L’attentato a Pino Amato
Nel giugno 1979 il giovane sposa in carcere la sua compagna, Maria Teresa Romeo. Avellinese, venticinque anni, insospettabile e non sottoposta ad alcuna sorveglianza particolare dopo l’assalto al giudice Fedele Calvosa. Il suo nome balza in primissimo piano il 19 maggio 1980. A Napoli, nel centralissimo vico II Alabardieri, alle 9.40. La Fiat 131 blindata su cui viaggia l’assessore regionale al Bilancio, il quarantanovenne Pino Amato, democristiano e stretto collaboratore del ministro Vincenzo Scotti, è presa d’assalto. Amato muore subito.
Il suo autista, Ciro Esposito, risponde al fuoco colpendo uno dei terroristi. Si tratta del romano Bruno Seghetti, l’uomo che guidava la vettura su cui venne caricato Aldo Moro il 16 marzo 1978 dopo la strage di via Fani. Seghetti riesce a fuggire con gli altri tre del commando: il napoletano Salvatore Colonna, il torinese Luca Nicolotti e l’avellinese Maria Teresa Romeo. Compongono la colonna “Fabrizio Pelli” delle Brigate Rosse, si apprende dalla rivendicazione.

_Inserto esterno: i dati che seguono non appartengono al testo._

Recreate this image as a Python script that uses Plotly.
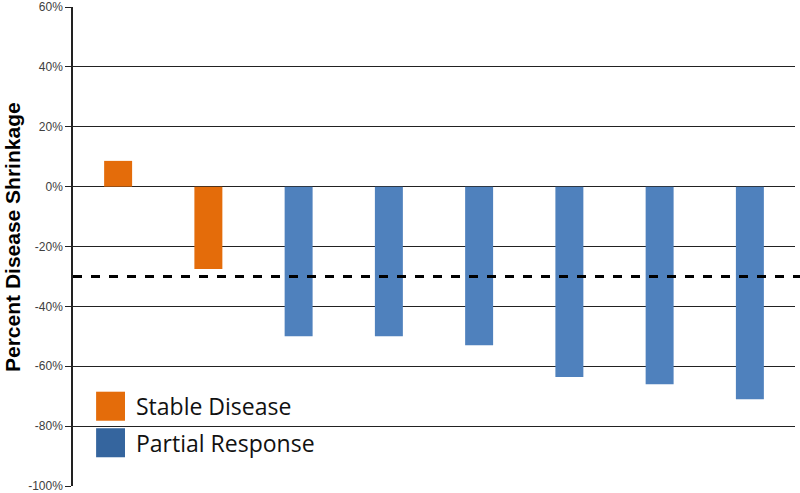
import plotly.graph_objects as go

patients = ["P1", "P2", "P3", "P4", "P5", "P6", "P7", "P8"]
shrinkage = [8.6, -27.5, -50, -50, -53, -63.6, -66, -71]
response = ["Stable Disease", "Stable Disease", "Partial Response", "Partial Response",
            "Partial Response", "Partial Response", "Partial Response", "Partial Response"]
bar_colors = {"Stable Disease": "#E46C0A", "Partial Response": "#4F81BD"}
legend_colors = {"Stable Disease": "#E46C0A", "Partial Response": "#35659E"}
threshold = -30
y_ticks = [60, 40, 20, 0, -20, -40, -60, -80, -100]

fig = go.Figure()
fig.add_trace(go.Bar(
    x=patients, y=shrinkage,
    marker=dict(color=[bar_colors[r] for r in response], line=dict(width=0)),
    width=0.31, showlegend=False,
))

fig.add_shape(type="line", xref="paper", yref="y", x0=0, x1=1.01, y0=threshold, y1=threshold,
              line=dict(color="black", width=3, dash="dash"))

# legend (drawn as shapes + text to match the big swatches)
for i, name in enumerate(["Stable Disease", "Partial Response"]):
    y0 = -68.5 - i * 12.2
    fig.add_shape(type="rect", xref="paper", yref="y",
                  x0=0.032, x1=0.072, y0=y0 - 9.7, y1=y0,
                  fillcolor=legend_colors[name], line=dict(width=0))
    fig.add_annotation(xref="paper", yref="y", x=0.084, y=y0 - 4.85, text=name,
                       showarrow=False, xanchor="left", yanchor="middle",
                       font=dict(family="Open Sans, Liberation Sans, sans-serif", size=23, color="#111"))

# y-axis title
fig.add_annotation(xref="paper", yref="paper", x=-0.083, y=0.52, text="<b>Percent Disease Shrinkage</b>",
                   textangle=-90, showarrow=False, xanchor="center", yanchor="middle",
                   font=dict(family="Liberation Sans, Arial, sans-serif", size=21, color="black"))

fig.update_layout(
    width=800, height=493,
    margin=dict(l=73, r=5, t=7, b=7, autoexpand=False),
    plot_bgcolor="white", paper_bgcolor="white",
    xaxis=dict(showticklabels=False, showgrid=False, zeroline=False, showline=False,
               range=[-0.5, 7.5], automargin=False),
    yaxis=dict(range=[-100, 60], tickvals=y_ticks, ticktext=[f"{v}%" for v in y_ticks],
               automargin=False, ticklabeloverflow="allow",
               showgrid=True, gridcolor="#222", gridwidth=1, zeroline=False,
               showline=True, linecolor="#222", linewidth=1.5,
               ticks="outside", ticklen=6, tickcolor="#222",
               tickfont=dict(family="Liberation Sans, Arial, sans-serif", size=12, color="#404040")),
)

fig.write_html("out.html", config={"displayModeBar": False},
               post_script="document.body.style.margin='0';")
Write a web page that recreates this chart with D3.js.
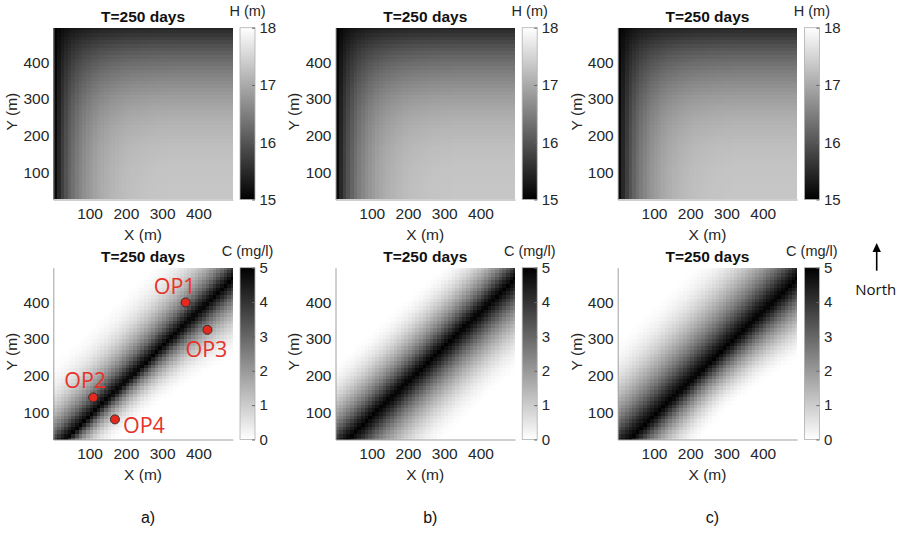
<!DOCTYPE html>
<html>
<head>
<meta charset="utf-8">
<script src="https://cdn.jsdelivr.net/npm/d3@7"></script>
<style>
  body { margin: 0; background: #fff; }
  text { font-family: "Liberation Sans", Arial, sans-serif; }
</style>
</head>
<body>
<svg id="chart" width="905" height="533"></svg>
<script>
const panelLabels = ["a)", "b)", "c)"];
const titleText = "T=250 days";
const xTicks = [100, 200, 300, 400];
const yTicks = [100, 200, 300, 400];
const hTicks = [15, 16, 17, 18];
const cTicks = [0, 1, 2, 3, 4, 5];
const xDomain = [0, 495];
const yDomain = [25, 495];
const hDomain = [15, 18];
const cDomain = [0, 5];
const cell = 10;

// head read along the bottom row, x = 5 ... 495 m
const hBottom = [15.12, 15.47, 15.75, 15.98, 16.17, 16.33, 16.47, 16.58, 16.68, 16.77,
  16.84, 16.91, 16.97, 17.02, 17.06, 17.1, 17.13, 17.16, 17.19, 17.21,
  17.23, 17.25, 17.26, 17.27, 17.28, 17.29, 17.3, 17.31, 17.31, 17.32,
  17.32, 17.32, 17.33, 17.33, 17.33, 17.33, 17.33, 17.33, 17.33, 17.33,
  17.33, 17.33, 17.33, 17.33, 17.33, 17.33, 17.33, 17.33, 17.33, 17.33];
// head read along the right column, y = 495 ... 25 m (top to bottom)
const hRight = [15.45, 15.55, 15.65, 15.75, 15.85, 15.95, 16.04, 16.12, 16.2, 16.27,
  16.34, 16.41, 16.47, 16.53, 16.59, 16.65, 16.7, 16.75, 16.8, 16.85,
  16.89, 16.93, 16.97, 17.01, 17.04, 17.07, 17.1, 17.13, 17.15, 17.17,
  17.19, 17.21, 17.23, 17.25, 17.26, 17.27, 17.28, 17.29, 17.3, 17.31,
  17.31, 17.32, 17.32, 17.33, 17.33, 17.33, 17.33, 17.33];
const hCorner = 17.33;

// plume core: where it leaves the bottom edge and the right edge
const plumeFrom = [33, 25];
const plumeTo = [495, 465];
// stations along the core (0 = bottom-left, 1 = top-right), half widths in m
const stations = [0, 0.2, 0.4, 0.6, 0.8, 1];
const upperWidthA = [175, 175, 175, 178, 180, 182];
const lowerWidthA = [95, 100, 108, 130, 165, 190];
const upperWidthB = [175, 172, 168, 165, 160, 160];
const lowerWidthB = [182, 182, 182, 182, 185, 190];
const upperWidthC = [210, 215, 218, 218, 218, 218];
const lowerWidthC = [130, 135, 125, 140, 165, 185];
// concentration across the plume, from the core (0) to the edge (1) in tenths
const profileA = [5, 4.1, 3.0, 2.2, 1.55, 1.05, 0.65, 0.37, 0.18, 0.06, 0];
const profileB = [5, 4.3, 3.4, 2.6, 1.95, 1.4, 0.92, 0.55, 0.27, 0.09, 0];
const profileC = [5, 4.3, 3.4, 2.6, 1.95, 1.4, 0.92, 0.55, 0.27, 0.09, 0];

const obsNames = ["OP1", "OP2", "OP3", "OP4"];
const obsX = [365, 110, 425, 170];
const obsY = [400, 140, 325, 80];
// label offsets in px from each point
const obsDx = [-11, -8, -1, 29];
const obsDy = [-16, -17, 19, 6];

// layout
const colX = [53.3, 335.5, 617.7];
const rowY = [27.7, 267.7];
const plotW = 179.5, plotH = 171.8;
const cbGap = 186.7, cbW = 15;
const tickColor = "#262626";
const axisColor = "#a0a0a0";
const tickFont = "15.5px";

const svg = d3.select("#chart");
svg.append("rect").attr("width", 905).attr("height", 533).attr("fill", "#fff");

const x = d3.scaleLinear().domain(xDomain).range([0, plotW]);
const y = d3.scaleLinear().domain(yDomain).range([plotH, 0]);
const hColor = d3.scaleLinear().domain(hDomain).range(["#000", "#fff"]).clamp(true);
const cColor = d3.scaleLinear().domain(cDomain).range(["#fff", "#000"]).clamp(true);

const xCenters = d3.range(xDomain[0] + cell / 2, xDomain[1] + 1, cell);
const yCenters = d3.range(yDomain[1], yDomain[0] - 1, -cell);

function cellRect(cx, cy, v) {
  return {
    x0: Math.max(cx - cell / 2, xDomain[0]), x1: Math.min(cx + cell / 2, xDomain[1]),
    y0: Math.max(cy - cell / 2, yDomain[0]), y1: Math.min(cy + cell / 2, yDomain[1]),
    v: v
  };
}

function headField() {
  const cells = [];
  xCenters.forEach((cx, i) => {
    yCenters.forEach((cy, k) => {
      const v = 15 + (hBottom[i] - 15) * (hRight[k] - 15) / (hCorner - 15);
      cells.push(cellRect(cx, cy, v));
    });
  });
  return cells;
}

function plumeField(upper, lower, profile) {
  const dxL = plumeTo[0] - plumeFrom[0], dyL = plumeTo[1] - plumeFrom[1];
  const len = Math.hypot(dxL, dyL);
  const tx = dxL / len, ty = dyL / len;
  const wUp = d3.scaleLinear().domain(stations).range(upper).clamp(true);
  const wLo = d3.scaleLinear().domain(stations).range(lower).clamp(true);
  const prof = d3.scaleLinear().domain(d3.range(profile.length).map(i => i / (profile.length - 1)))
    .range(profile).clamp(true);
  const cells = [];
  xCenters.forEach(cx => {
    yCenters.forEach(cy => {
      const px = cx - plumeFrom[0], py = cy - plumeFrom[1];
      const u = (px * tx + py * ty) / len;
      const v = tx * py - ty * px;
      const w = v >= 0 ? wUp(u) : wLo(u);
      cells.push(cellRect(cx, cy, prof(Math.abs(v) / w)));
    });
  });
  return cells;
}

const defs = svg.append("defs");
function gradient(id, bottom, top) {
  const g = defs.append("linearGradient").attr("id", id)
    .attr("x1", 0).attr("y1", 1).attr("x2", 0).attr("y2", 0);
  g.append("stop").attr("offset", 0).attr("stop-color", bottom);
  g.append("stop").attr("offset", 1).attr("stop-color", top);
}
gradient("gradH", "#000", "#fff");
gradient("gradC", "#fff", "#000");

function styleText(sel) {
  sel.attr("fill", tickColor).style("font-size", tickFont)
    .style("font-family", "'Liberation Sans', Arial, sans-serif");
}

function drawPanel(left, top, cells, color, cbDomain, cbTicks, cbLabel, grad) {
  const g = svg.append("g").attr("transform", `translate(${left},${top})`);

  g.append("g").attr("shape-rendering", "crispEdges")
    .selectAll("rect").data(cells).join("rect")
    .attr("x", d => x(d.x0))
    .attr("y", d => y(d.y1))
    .attr("width", d => x(d.x1) - x(d.x0))
    .attr("height", d => y(d.y0) - y(d.y1))
    .attr("fill", d => color(d.v));

  const xa = g.append("g").attr("transform", `translate(0,${plotH})`)
    .call(d3.axisBottom(x).tickValues(xTicks).tickSize(0).tickPadding(8));
  const ya = g.append("g")
    .call(d3.axisLeft(y).tickValues(yTicks).tickSize(0).tickPadding(4));
  [xa, ya].forEach(a => {
    a.select(".domain").attr("stroke", axisColor);
    styleText(a.selectAll("text"));
  });

  g.append("text").attr("x", plotW / 2).attr("y", -11).attr("dy", "0.35em")
    .attr("text-anchor", "middle").style("font-size", "15.5px").style("font-weight", "bold")
    .attr("fill", "#111").text(titleText);
  g.append("text").attr("x", plotW / 2).attr("y", plotH + 35.5).attr("dy", "0.35em")
    .attr("text-anchor", "middle").style("font-size", "15.5px").attr("fill", tickColor).text("X (m)");
  g.append("text").attr("transform", `translate(-41.6,${plotH / 2 - 2}) rotate(-90)`)
    .attr("dy", "0.35em").attr("text-anchor", "middle").style("font-size", "15.5px")
    .attr("fill", tickColor).text("Y (m)");

  const cb = g.append("g").attr("transform", `translate(${cbGap},0)`);
  cb.append("rect").attr("width", cbW).attr("height", plotH)
    .attr("fill", `url(#${grad})`).attr("stroke", "#b0b0b0").attr("stroke-width", 0.8);
  const cbScale = d3.scaleLinear().domain(cbDomain).range([plotH, 0]);
  const ca = cb.append("g").attr("transform", `translate(${cbW},0)`)
    .call(d3.axisRight(cbScale).tickValues(cbTicks).tickFormat(d3.format("d"))
      .tickSizeInner(-3).tickSizeOuter(0).tickPadding(4.5));
  ca.select(".domain").remove();
  ca.selectAll("line").attr("stroke", "#666");
  styleText(ca.selectAll("text"));
  ca.selectAll("text").style("font-size", "15px");
  cb.append("text").attr("x", cbW / 2).attr("y", -16.5).attr("dy", "0.35em")
    .attr("text-anchor", "middle").style("font-size", "14.5px").attr("fill", tickColor).text(cbLabel);
  return g;
}

const hCells = headField();
const plumes = [
  plumeField(upperWidthA, lowerWidthA, profileA),
  plumeField(upperWidthB, lowerWidthB, profileB),
  plumeField(upperWidthC, lowerWidthC, profileC)
];

colX.forEach((left, p) => {
  drawPanel(left, rowY[0], hCells, hColor, hDomain, hTicks, "H (m)", "gradH");
  const gb = drawPanel(left, rowY[1], plumes[p], cColor, cDomain, cTicks, "C (mg/l)", "gradC");

  if (p === 0) {
    obsNames.forEach((name, i) => {
      gb.append("circle").attr("cx", x(obsX[i])).attr("cy", y(obsY[i])).attr("r", 4.5)
        .attr("fill", "#e5291f").attr("stroke", "#3a2a2a").attr("stroke-width", 1);
      gb.append("text").attr("x", x(obsX[i]) + obsDx[i]).attr("y", y(obsY[i]) + obsDy[i])
        .attr("dy", "0.36em").attr("text-anchor", "middle")
        .style("font-family", "'Open Sans', sans-serif").style("font-size", "21.5px")
        .attr("fill", "#e6332a").text(name);
    });
  }

  svg.append("text").attr("x", left + plotW / 2 + 5).attr("y", 517).attr("dy", "0.35em")
    .attr("text-anchor", "middle").style("font-size", "16px").attr("fill", "#111")
    .text(panelLabels[p]);
});

// north arrow
const north = svg.append("g");
north.append("line").attr("x1", 876.7).attr("x2", 876.7).attr("y1", 270.7).attr("y2", 250)
  .attr("stroke", "#000").attr("stroke-width", 1.6);
north.append("path").attr("d", "M876.7,243 L872.5,252 L880.9,252 Z").attr("fill", "#000");
north.append("text").attr("x", 875.7).attr("y", 289.3).attr("dy", "0.36em")
  .attr("text-anchor", "middle").style("font-family", "'Open Sans', sans-serif")
  .style("font-size", "15px").attr("fill", "#111").text("North");
</script>
</body>
</html>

La polizia intercetta il gruppo per le strade di Napoli e la corsa si conclude a Santa Lucia, alle spalle del palazzo della Regione. Seghetti, Colonna, Nicolotti e Romeo si arrendono: “Siamo militanti delle Brigate Rosse, ci dichiariamo prigionieri politici”. È il primo commando brigatista catturato durante un’azione e costituisce anche la prova dell’avvenuta confluenza nelle Br di altre formazioni.
Le condanne, l’espiazione delle pene
Romeo viene condannata all’ergastolo e durante il processo, iniziato il 23 giugno 1980, rifiuta di deporre. La condanna, per l’intero commando, trova conferma in appello e Cassazione. Irriducibile come Rosaria Biondi e Nicola Valentino, coinvolta anche nel procedimento contro la colonna napoletana delle Br – dove ha un ruolo un altro irpino, Antonio Chiocchi, poi dissociatosi –, Maria Teresa Romeo non si difende mai. Con Nicola Valentino il matrimonio si esaurisce.
Lui entra nella cooperativa “Sensibili alle foglie” fondata da Renato Curcio. Usufruendo dei benefici di pena previsti per gli ex terroristi, dà forma alla sua creatività d’artista partecipando in semilibertà a mostre che si svolgono pure ad Avellino, nella palazzina Victor Hugo, a metà anni ’90.
L’iter della pena, evidentemente attenuata, si conclude anche per Rosaria Biondi e Maria Teresa Romeo. Fanno altro, lavoro sociale, con una chiusura netta su quel passato. È memoria intima e ancora dolente. Ad Avellino, da tempo, non c’è più chi si interroghi sul perché delle loro scelte.